One of the benefits of the current generation of data visualization tools is that dashboards can be built to suit multiple users: the executives can have a quick summary to monitor performance and line management can have tailored more detailed metrics and indicators that allow filtering or drill down to the underlying transactions.
Your list is a great starting point. I would suggest though that it’s not all about anomalies and exceptions —there should also be metrics that show how well compliance is being performed—for example, whistleblower statistics, status of third party due diligence, training throughput, policy and procedure updates, other leading and lagging indicators. As appropriate, these metrics can be weighted and aggregated to provide a summary of the overall compliance performance.
With these metrics, as with all metrics, context is vital—most metrics are meaningless without an understanding of whether the result is good or bad. It is context that enables decisions—does this metric require action or does it not? What should the number be—how does it compare to target, or peers, or past performance, what is the trend and what is the forecast?
[…] month I wrote a post about what should be included in a chief compliance officer’s dashboard—that is, which metrics convey the most useful information that helps CCO decision-making. The […]
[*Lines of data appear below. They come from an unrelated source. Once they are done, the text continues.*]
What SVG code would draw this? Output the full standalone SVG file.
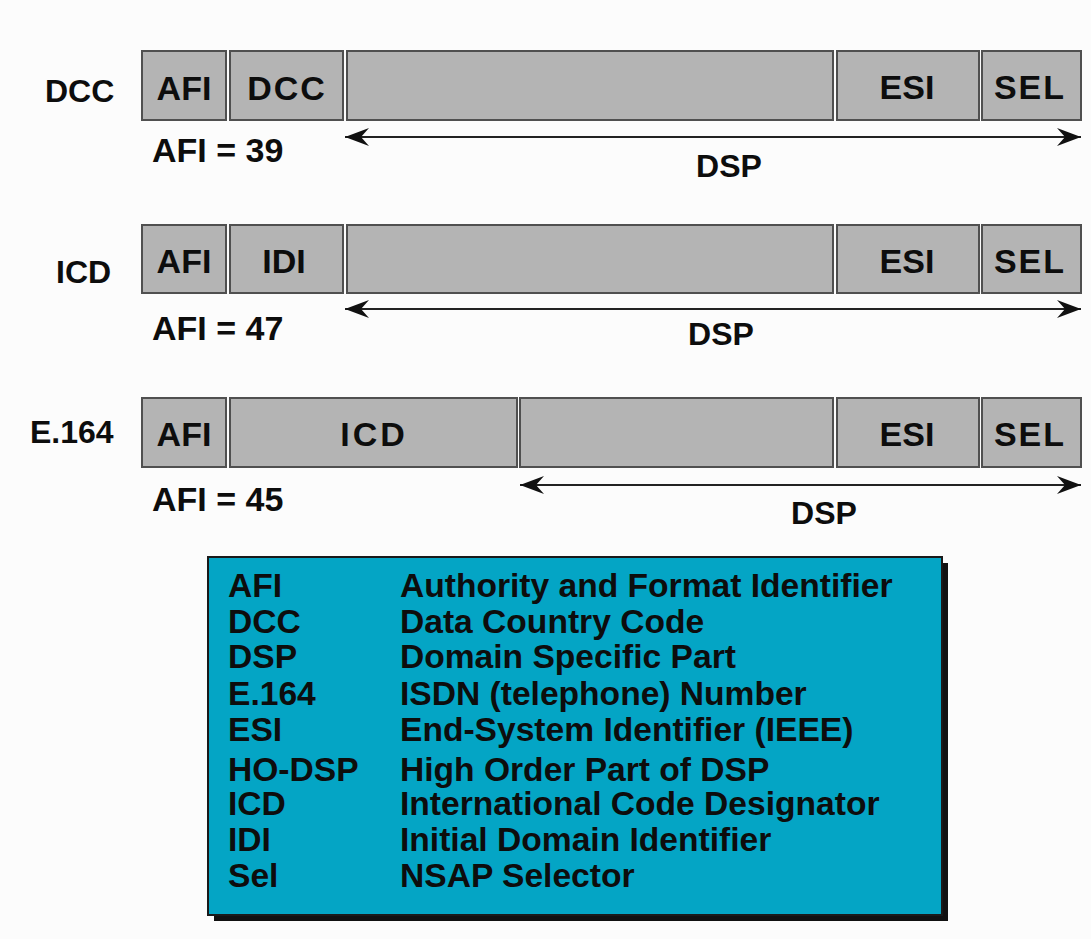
<svg xmlns="http://www.w3.org/2000/svg" width="1091" height="939" viewBox="0 0 1091 939">
  <defs>
    <style>
      .bg { fill: #fcfcfc; }
      .cell { fill: #b4b4b4; stroke: #505050; stroke-width: 2; }
      .t { font-family: "Liberation Sans", Arial, sans-serif; font-weight: bold; fill: #0d0d0d; }
      .big { font-size: 34px; }
      .lbl { font-size: 32px; }
      .leg { font-size: 33.6px; }
      .arr { stroke: #222; stroke-width: 2; fill: none; marker-start: url(#ah); marker-end: url(#ah); }
      .legbox { fill: #04a5c5; stroke: #1a1a1a; stroke-width: 2; }
      .shadow { fill: #111; }
    </style>
    <marker id="ah" markerUnits="userSpaceOnUse" markerWidth="26" markerHeight="20" refX="24" refY="9" orient="auto-start-reverse" viewBox="0 0 26 18">
      <path d="M0,0 L24,9 L0,18 L8,9 Z" fill="#111"/>
    </marker>
  </defs>
  <rect class="bg" x="0" y="0" width="1091" height="939"/>

  <g id="row-dcc">
    <text class="t lbl" x="45" y="102">DCC</text>
    <rect class="cell" x="142" y="51" width="84" height="69"/>
    <rect class="cell" x="230" y="51" width="113" height="69"/>
    <rect class="cell" x="347" y="51" width="486" height="69"/>
    <rect class="cell" x="837" y="51" width="142" height="69"/>
    <rect class="cell" x="982" y="51" width="99" height="69"/>
    <text class="t big" x="184" y="100" text-anchor="middle">AFI</text>
    <text class="t big" x="287" y="100" text-anchor="middle" letter-spacing="2">DCC</text>
    <text class="t big" x="907" y="99" text-anchor="middle">ESI</text>
    <text class="t big" x="1030" y="99" text-anchor="middle" letter-spacing="2">SEL</text>
    <text class="t big" x="152" y="162">AFI = 39</text>
    <text class="t lbl" x="729" y="177" text-anchor="middle">DSP</text>
  </g>

  <g id="row-icd">
    <text class="t lbl" x="56" y="283">ICD</text>
    <rect class="cell" x="142" y="225" width="84" height="68"/>
    <rect class="cell" x="230" y="225" width="113" height="68"/>
    <rect class="cell" x="347" y="225" width="486" height="68"/>
    <rect class="cell" x="837" y="225" width="142" height="68"/>
    <rect class="cell" x="982" y="225" width="99" height="68"/>
    <text class="t big" x="184" y="273" text-anchor="middle">AFI</text>
    <text class="t big" x="284" y="273" text-anchor="middle">IDI</text>
    <text class="t big" x="907" y="273" text-anchor="middle">ESI</text>
    <text class="t big" x="1030" y="273" text-anchor="middle" letter-spacing="2">SEL</text>
    <text class="t big" x="152" y="340">AFI = 47</text>
    <text class="t lbl" x="721" y="345" text-anchor="middle">DSP</text>
  </g>

  <g id="row-e164">
    <text class="t lbl" x="30" y="443">E.164</text>
    <rect class="cell" x="142" y="398" width="84" height="69"/>
    <rect class="cell" x="230" y="398" width="287" height="69"/>
    <rect class="cell" x="520" y="398" width="313" height="69"/>
    <rect class="cell" x="837" y="398" width="142" height="69"/>
    <rect class="cell" x="982" y="398" width="99" height="69"/>
    <text class="t big" x="184" y="446" text-anchor="middle">AFI</text>
    <text class="t big" x="374" y="446" text-anchor="middle" letter-spacing="3">ICD</text>
    <text class="t big" x="907" y="446" text-anchor="middle">ESI</text>
    <text class="t big" x="1030" y="446" text-anchor="middle" letter-spacing="2">SEL</text>
    <text class="t big" x="152" y="511">AFI = 45</text>
    <text class="t lbl" x="824" y="524" text-anchor="middle">DSP</text>
  </g>

  <g id="connectors">
    <line class="arr" x1="345" y1="137" x2="1081" y2="137"/>
    <line class="arr" x1="345" y1="309" x2="1081" y2="309"/>
    <line class="arr" x1="520" y1="485" x2="1081" y2="485"/>
  </g>

  <g id="legend">
    <rect class="shadow" x="214" y="563" width="734" height="358"/>
    <rect class="legbox" x="208" y="557" width="734" height="358"/>
    <text class="t leg" x="228" y="597">AFI</text>
    <text class="t leg" x="400" y="597">Authority and Format Identifier</text>
    <text class="t leg" x="228" y="633">DCC</text>
    <text class="t leg" x="400" y="633">Data Country Code</text>
    <text class="t leg" x="228" y="668">DSP</text>
    <text class="t leg" x="400" y="668">Domain Specific Part</text>
    <text class="t leg" x="228" y="705">E.164</text>
    <text class="t leg" x="400" y="705">ISDN (telephone) Number</text>
    <text class="t leg" x="228" y="741">ESI</text>
    <text class="t leg" x="400" y="741">End-System Identifier (IEEE)</text>
    <text class="t leg" x="228" y="781">HO-DSP</text>
    <text class="t leg" x="400" y="781">High Order Part of DSP</text>
    <text class="t leg" x="228" y="815">ICD</text>
    <text class="t leg" x="400" y="815">International Code Designator</text>
    <text class="t leg" x="228" y="851">IDI</text>
    <text class="t leg" x="400" y="851">Initial Domain Identifier</text>
    <text class="t leg" x="228" y="887">Sel</text>
    <text class="t leg" x="400" y="887">NSAP Selector</text>
  </g>
</svg>
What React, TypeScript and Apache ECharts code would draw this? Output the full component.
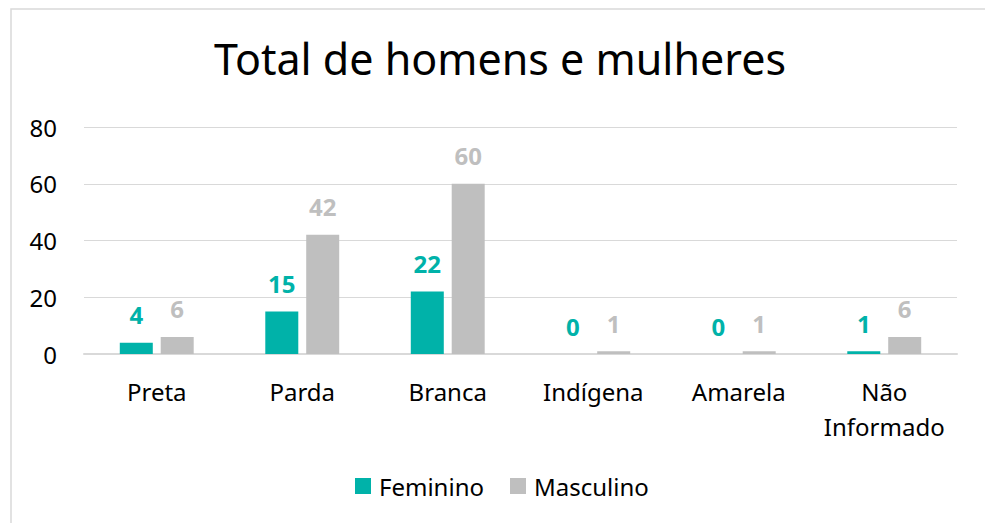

I think a dashboard for a chief compliance officer should contain a summary of the controls his/her company must adhere to. In regulated industries it might be SOX, PCI, HIPAA, Dodd Frank, etc. A typical enterprise (10,000+ employees) might have 200+ controls which can be categorized/summarized. Smaller companies might have 10-50 controls even if they are not dealing with regulations.
Find out what controls the CCO is responsible for and have a discussion on whether they should be grouped, or ranked by risk and then you should have a very valuable dashboard. Of course it will be dependent on whether your big data repository contains the right information sources. Good Luck!